We're running on RedHat 7.2.

Thanks,
Hunter


Re: 7.4 Crashed... Why?

From
Tom Lane
Date:
Hunter Hillegas <lists@lastonepicked.com> writes:
> Here's the serverlog entry:
> LOG:  recycled transaction log file "0000000000000028"
> FATAL:  lock file "/usr/local/pgsql/data/postmaster.pid" already exists
> HINT:  Is another postmaster (PID 1010) running in data directory
> "/usr/local/pgsql/data"?

> Not much. Looks like it tried to restart itself, found the old pid file and
> crapped out... Or something. Why would it restart itself?

The postmaster *never* restarts itself.  What the above looks like to me
is some random script decided to try to start a new postmaster, and the
new postmaster quite properly refused to do anything because there
already was a running postmaster.  You should look into your cron jobs
and see what sort of interesting stuff might lurk there.

            regards, tom lane

Re: 7.4 Crashed... Why?

From
Hunter Hillegas
Date:
Thanks Tom.

Good to know that postmaster doesn't restart itself.

I did find a cron job that was running in the suspect time... But all it
does is the following:

DATE=`date +%Y%m%d`
DB1=/root/database_backup/db1_db.$DATE
su - postgres -c "/usr/local/pgsql/bin/pg_dump db1" >> $DB1
gzip $DB1

Is it possible this could cause some strange behavior?
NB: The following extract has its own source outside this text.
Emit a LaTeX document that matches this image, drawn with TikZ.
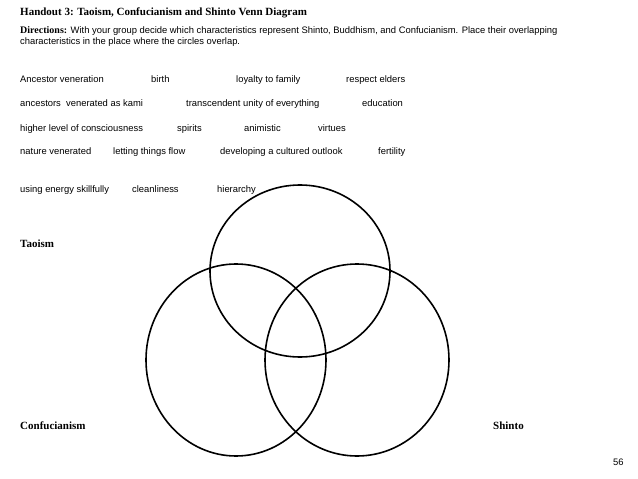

This backup script
has been running for a year (every night) w/o any trouble.

Very strange.

> From: Tom Lane <tgl@sss.pgh.pa.us>
> Date: Fri, 05 Dec 2003 22:18:33 -0500
> To: Hunter Hillegas <lists@lastonepicked.com>
> Cc: PostgreSQL <pgsql-general@postgresql.org>
> Subject: Re: [GENERAL] 7.4 Crashed... Why?
>
> Hunter Hillegas <lists@lastonepicked.com> writes:
>> Here's the serverlog entry:
>> LOG:  recycled transaction log file "0000000000000028"
>> FATAL:  lock file "/usr/local/pgsql/data/postmaster.pid" already exists
>> HINT:  Is another postmaster (PID 1010) running in data directory
>> "/usr/local/pgsql/data"?
>
>> Not much. Looks like it tried to restart itself, found the old pid file and
>> crapped out... Or something. Why would it restart itself?
>
> The postmaster *never* restarts itself.  What the above looks like to me
> is some random script decided to try to start a new postmaster, and the
> new postmaster quite properly refused to do anything because there
> already was a running postmaster.  You should look into your cron jobs
> and see what sort of interesting stuff might lurk there.
>
> regards, tom lane
>
> ---------------------------(end of broadcast)---------------------------
> TIP 5: Have you checked our extensive FAQ?
>
>              http://www.postgresql.org/docs/faqs/FAQ.html


Re: 7.4 Crashed... Why?

From
Tom Lane
Date:
Hunter Hillegas <lists@lastonepicked.com> writes:
> I did find a cron job that was running in the suspect time... But all it
> does is the following:
> DATE=`date +%Y%m%d`
> DB1=/root/database_backup/db1_db.$DATE
> su - postgres -c "/usr/local/pgsql/bin/pg_dump db1" >> $DB1
> gzip $DB1
> Is it possible this could cause some strange behavior? This backup script
> has been running for a year (every night) w/o any trouble.

The cron script itself certainly looks unexceptional.  But if "su - postgres"
executes postgres' ~/.profile or other shell-startup scripts (I think it
does so on some platforms but not others), maybe you had some weird
behavior recently added to those scripts?

            regards, tom lane

Re: 7.4 Crashed... Why?

From
Hunter Hillegas
Date:
Verified that no shell startup scripts are running... And the backup
proceeded normally last night with no crash.

I'm starting to think that I'm not going to be able to track this down and
have to hope it doesn't happen again.

> From: Tom Lane <tgl@sss.pgh.pa.us>
> Date: Sat, 06 Dec 2003 20:36:39 -0500
> To: Hunter Hillegas <lists@lastonepicked.com>
> Cc: PostgreSQL <pgsql-general@postgresql.org>
> Subject: Re: [GENERAL] 7.4 Crashed... Why?
>
> Hunter Hillegas <lists@lastonepicked.com> writes:
>> I did find a cron job that was running in the suspect time... But all it
>> does is the following:
>> DATE=`date +%Y%m%d`
>> DB1=/root/database_backup/db1_db.$DATE
>> su - postgres -c "/usr/local/pgsql/bin/pg_dump db1" >> $DB1
>> gzip $DB1
>> Is it possible this could cause some strange behavior? This backup script
>> has been running for a year (every night) w/o any trouble.
>
> The cron script itself certainly looks unexceptional.  But if "su - postgres"
> executes postgres' ~/.profile or other shell-startup scripts (I think it
> does so on some platforms but not others), maybe you had some weird
> behavior recently added to those scripts?
>
> regards, tom lane